Noëlle Janaczewska is a multi-award winning, Sydney-based writer whose plays, radio scripts, libretti, fiction and essays have been performed, broadcast and published throughout Australia and overseas. The recipient of a Centenary Medal, Noëlle’s radio dramas Glissando 24 and Slowianska Street won AWGIE Awards in 2001 and 1999. Her play Songket, produced by the Griffin Theatre Company and The Studio at the Sydney Opera House to a sell-out season in June 2003, won the 2002 Griffin Playwriting Award and the 2001 Playbox Asialink Playwriting Competition. A graduate of Oxford and London Universities with a Doctorate from Sydney’s UTS, Noëlle’s current projects include solo performance texts, music-theatre scripts, and a multi-part work across media: Various Koreas—exploring her fascination with the DPRK, its southern twin and the Korean diaspora.

Elka Kerkhofs (NT)

Elka Kerkhofs was born in Belgium and has a Masters in Visual Arts – Photography, and a Diploma in Contemporary Music.
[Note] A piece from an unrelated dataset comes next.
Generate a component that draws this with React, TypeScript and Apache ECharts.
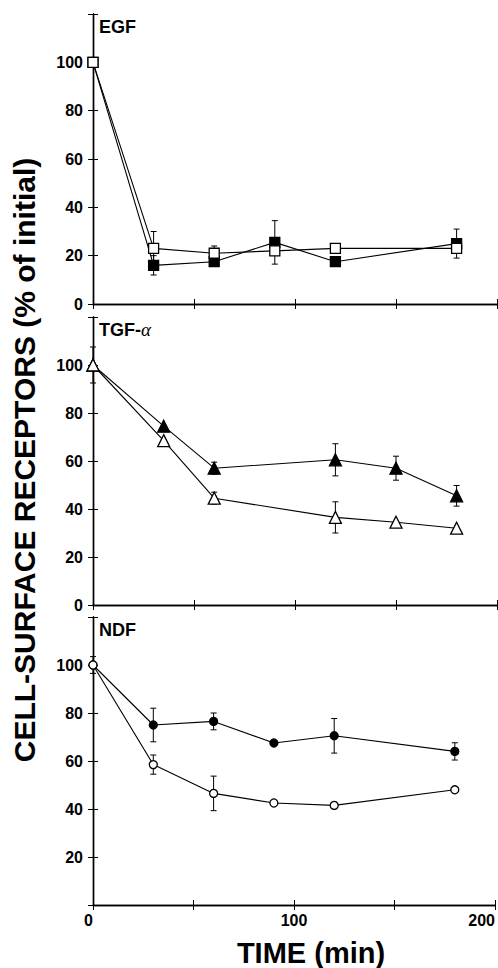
import React, { useEffect, useRef } from "react";
import * as echarts from "echarts";

// ---- data ----
const egfX = [0, 30, 60, 90, 120, 180];
const egfFilled = [100, 16, 17.5, 25.5, 17.5, 25];
const egfFilledErr = [0, 4, 1, 9, 1, 6];
const egfOpen = [100, 23, 21, 22, 23, 23];
const egfOpenErr = [0, 7, 3, 0, 0, 0];

const tgfX = [0, 35, 60, 120, 150, 180];
const tgfFilled = [100, 74.5, 57, 60.5, 57, 45.5];
const tgfFilledErr = [0, 0, 2.5, 6.7, 5, 4.3];
const tgfOpen = [100, 68.5, 44.5, 36.5, 34.5, 32];
const tgfOpenErr = [7.5, 0, 2.5, 6.5, 0, 0];

const ndfX = [0, 30, 60, 90, 120, 180];
const ndfFilled = [100, 75, 76.5, 67.5, 70.5, 64];
const ndfFilledErr = [0, 7, 3.5, 0, 7.2, 3.6];
const ndfOpen = [100, 58.5, 46.5, 42.5, 41.5, 48];
const ndfOpenErr = [3.5, 4, 7.2, 0, 0, 0];

const panelNames = ["EGF", "TGF-", "NDF"];
const yTicks = [0, 20, 40, 60, 80, 100];
const xTicks = [0, 100, 200];

const FONT = "'Liberation Sans', Arial, Helvetica, sans-serif";

export default function App() {
  const ref = useRef<HTMLDivElement>(null);
  useEffect(() => {
    document.body.style.margin = "0";
    const chart = echarts.init(ref.current!, null, { renderer: "svg" });

    const grids = [
      { left: 93, top: 14, width: 404, height: 290 },
      { left: 93, top: 317, width: 404, height: 288 },
      { left: 93, top: 617, width: 404, height: 288 },
    ];

    const xAxis: any[] = [];
    const yAxis: any[] = [];
    grids.forEach((_, i) => {
      const last = i === 2;
      xAxis.push({
        type: "value", gridIndex: i, position: "bottom", min: 0, max: 200, interval: 50,
        axisLine: { show: true, lineStyle: { color: "#000", width: 1.4 } },
        axisTick: { show: true, inside: true, length: 5, lineStyle: { color: "#000" } },
        splitLine: { show: false },
        axisLabel: {
          show: last, margin: 7, color: "#000", fontFamily: FONT, fontWeight: "bold", fontSize: 16,
          alignMinLabel: "right", alignMaxLabel: "right",
          formatter: (v: number) => (xTicks.includes(v) ? String(v) : ""),
        },
      });
      xAxis.push({
        type: "value", gridIndex: i, position: "top", min: 0, max: 200, interval: 50,
        axisLine: { show: true, lineStyle: { color: "#000", width: 1.4 } },
        axisTick: { show: true, inside: true, length: 5, lineStyle: { color: "#000" } },
        splitLine: { show: false },
        axisLabel: { show: false },
      });
      yAxis.push({
        type: "value", gridIndex: i, position: "left", min: 0, max: 120, interval: 20,
        axisLine: { show: true, lineStyle: { color: "#000", width: 1.4 } },
        axisTick: { show: true, inside: true, length: 5, lineStyle: { color: "#000" } },
        splitLine: { show: false },
        axisLabel: {
          margin: 10, color: "#000", fontFamily: FONT, fontWeight: "bold", fontSize: 16,
          formatter: (v: number) => {
            if (!yTicks.includes(v)) return "";
            if (last && v === 0) return "";
            return String(v);
          },
        },
      });
      yAxis.push({
        type: "value", gridIndex: i, position: "right", min: 0, max: 120, interval: 20,
        axisLine: { show: true, lineStyle: { color: "#000", width: 1.4 } },
        axisTick: { show: true, inside: true, length: 5, lineStyle: { color: "#000" } },
        splitLine: { show: false },
        axisLabel: { show: false },
      });
    });

    const errSeries = (i: number, xs: number[], ys: number[], errs: number[]) => ({
      type: "custom",
      xAxisIndex: 2 * i,
      yAxisIndex: 2 * i,
      z: 1,
      silent: true,
      data: xs
        .map((x, k) => [x, ys[k] - errs[k], ys[k] + errs[k], errs[k]])
        .filter((d) => d[3] > 0),
      encode: { x: 0, y: [1, 2] },
      renderItem: (_p: any, api: any) => {
        const x = api.value(0);
        const lo = api.coord([x, api.value(1)]);
        const hi = api.coord([x, api.value(2)]);
        const w = 3;
        const st = { stroke: "#000", lineWidth: 1 };
        return {
          type: "group",
          children: [
            { type: "line", shape: { x1: lo[0], y1: lo[1], x2: hi[0], y2: hi[1] }, style: st },
            { type: "line", shape: { x1: lo[0] - w, y1: lo[1], x2: lo[0] + w, y2: lo[1] }, style: st },
            { type: "line", shape: { x1: hi[0] - w, y1: hi[1], x2: hi[0] + w, y2: hi[1] }, style: st },
          ],
        };
      },
    });

    const lineSeries = (
      i: number, xs: number[], ys: number[], symbol: string, size: number, filled: boolean, z: number
    ) => ({
      type: "line",
      xAxisIndex: 2 * i,
      yAxisIndex: 2 * i,
      z,
      data: xs.map((x, k) => [x, ys[k]]),
      symbol,
      symbolSize: size,
      showSymbol: true,
      lineStyle: { color: "#000", width: 1.1 },
      itemStyle: { color: filled ? "#000" : "#fff", borderColor: "#000", borderWidth: 1.3 },
      emphasis: { disabled: true },
    });

    const series: any[] = [
      errSeries(0, egfX, egfFilled, egfFilledErr),
      errSeries(0, egfX, egfOpen, egfOpenErr),
      lineSeries(0, egfX, egfFilled, "rect", 10, true, 3),
      lineSeries(0, egfX, egfOpen, "rect", 10, false, 4),
      errSeries(1, tgfX, tgfFilled, tgfFilledErr),
      errSeries(1, tgfX, tgfOpen, tgfOpenErr),
      lineSeries(1, tgfX, tgfFilled, "triangle", 12, true, 3),
      lineSeries(1, tgfX, tgfOpen, "triangle", 12, false, 4),
      errSeries(2, ndfX, ndfFilled, ndfFilledErr),
      errSeries(2, ndfX, ndfOpen, ndfOpenErr),
      lineSeries(2, ndfX, ndfFilled, "circle", 8, true, 3),
      lineSeries(2, ndfX, ndfOpen, "circle", 8, false, 4),
    ];

    const labelStyle = { fill: "#000", font: `bold 18px ${FONT}` };
    const graphic: any[] = [
      { type: "text", left: 99, top: 18, style: { text: panelNames[0], ...labelStyle } },
      {
        type: "text", left: 99, top: 320,
        style: {
          text: "{a|" + panelNames[1] + "}{b|α}",
          rich: {
            a: { fontFamily: FONT, fontWeight: "bold", fontSize: 18, fill: "#000" },
            b: { fontFamily: "'Liberation Serif', 'DejaVu Serif', serif", fontStyle: "italic", fontSize: 19, fill: "#000" },
          },
        },
      },
      { type: "text", left: 99, top: 621, style: { text: panelNames[2], ...labelStyle } },
      {
        type: "text", x: 24, y: 460, rotation: Math.PI / 2,
        style: {
          text: "CELL-SURFACE RECEPTORS (% of initial)", fill: "#000",
          font: `bold 30px ${FONT}`, textAlign: "center", textVerticalAlign: "middle",
        },
      },
      {
        type: "text", x: 311, y: 953,
        style: {
          text: "TIME (min)", fill: "#000", font: `bold 29px ${FONT}`,
          textAlign: "center", textVerticalAlign: "middle",
        },
      },
    ];

    chart.setOption({
      animation: false,
      backgroundColor: "#fff",
      grid: grids.map((g) => ({ ...g, show: false })),
      xAxis,
      yAxis,
      series,
      graphic,
    });
    return () => chart.dispose();
  }, []);
  return <div ref={ref} style={{ width: 498, height: 968 }} />;
}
Now based in Darwin, she has established herself in the performing arts industry as a hybrid artist, working with video, sound and performance, and as a director, writer, filmmaker, sound and lighting designer. In 2000 Elka created the work Blood Vs Wine in collaboration with Tracks Dance. In 2001 Karelka Productions produced a multimedia work The Tube. She was the Multicultural Artist in Residence with Darwin Theatre Company in 2002 – 2003 where she directed Site 3 and her one- woman show What’s That Donkey For? In 2004 Elka and Tracks Director David McMicken collaborated to create the multimedia dance performance Rust.

Jason Lam (NSW)

Jason Lam is a performer, visual artist and filmmaker. As a performer he received a 'Foot in the Door' Grant from the Australia Council and has worked with Sydney Dance Company, Opera Australia, TasDance, One Extra, Bondi Ballet and independently with choreographers such as Jason Pitt. He is a visual artist and filmmaker, collaborating with Sydney Dance Company and Jason Pitt on the creation of visual projections and design for several works. He has a Bachelor of Digital Media (COFA, UNSW), and has been exhibited at the Art Gallery of New South Wales and the Centre for the Moving Image, Melbourne. He is also in demand as a teacher, designer and sound designer.

Fiona Malone (NSW)

During the five years spent dancing in Brussels with dance/technology/architecture company Charleroi Danses, Fiona developed an interest in exploring the possibility of creating real-time interactive performance environments where each of the performance tools are affected by one another and the performer is able to affect his/her performance environments through the use of different interactive technologies. As an independent artist Fiona continues to choreograph, perform and collaborate with artists as well as creating her own productions. Some of these artists include Luke Smiles & Ben Cisterne, 4bux Progressive Arts, Meryl Tankard, Dean Walsh, John Utans, Henri Ougike and Akram Khan. Some of her choreographic works include Ignus Fatuus, Boite, Vertical Bath, Bamboo Bathing, Juxta Classic and her recently commissioned work for Quantum Leap `The Roll of Honour'. The Adelaide Critic’s Circle awarded Fiona `The Innovation in Arts Award 2004' for her interactive dance/theatre production `The Obcell’ and `D/vision’ (which was a commissioned work for the ACArts students in Adelaide). The Australian Dance Awards nominated Fiona for `The Most Outstanding Achievement in Independent Dance’ for `The Obcell’ in 2004 and for `Most Outstanding Female Performance’ for her performance in Garry Stewarts (ADT) `Age of Unbeauty’ in 2002.

Stephen Noonan (SA)

Stephen Noonan is a performer whose primary tool is the body. With a focus on performer /audience relationship his work draws upon ritual, humour and the act of witnessing. He has performed with Unreasonable Adults, Restless Dance Company, Dance Exchange, para//leo, Outlet Dance Company, Yashchin Ensemble, Slack Taxi, KneeHigh Puppeteers, Safe Chamber and Soft Crash, independent choreographers Ingrid Voorendt and Helen Omand. In 2003 Stephen undertook an Asialink performing arts residency at the Hong Kong Art Centre. He has been artist in residency at Woomera Detention Centre, National Choreographic Centre in Montpellier, France and Pitjantjatara Aboriginal Lands community in Central Australia.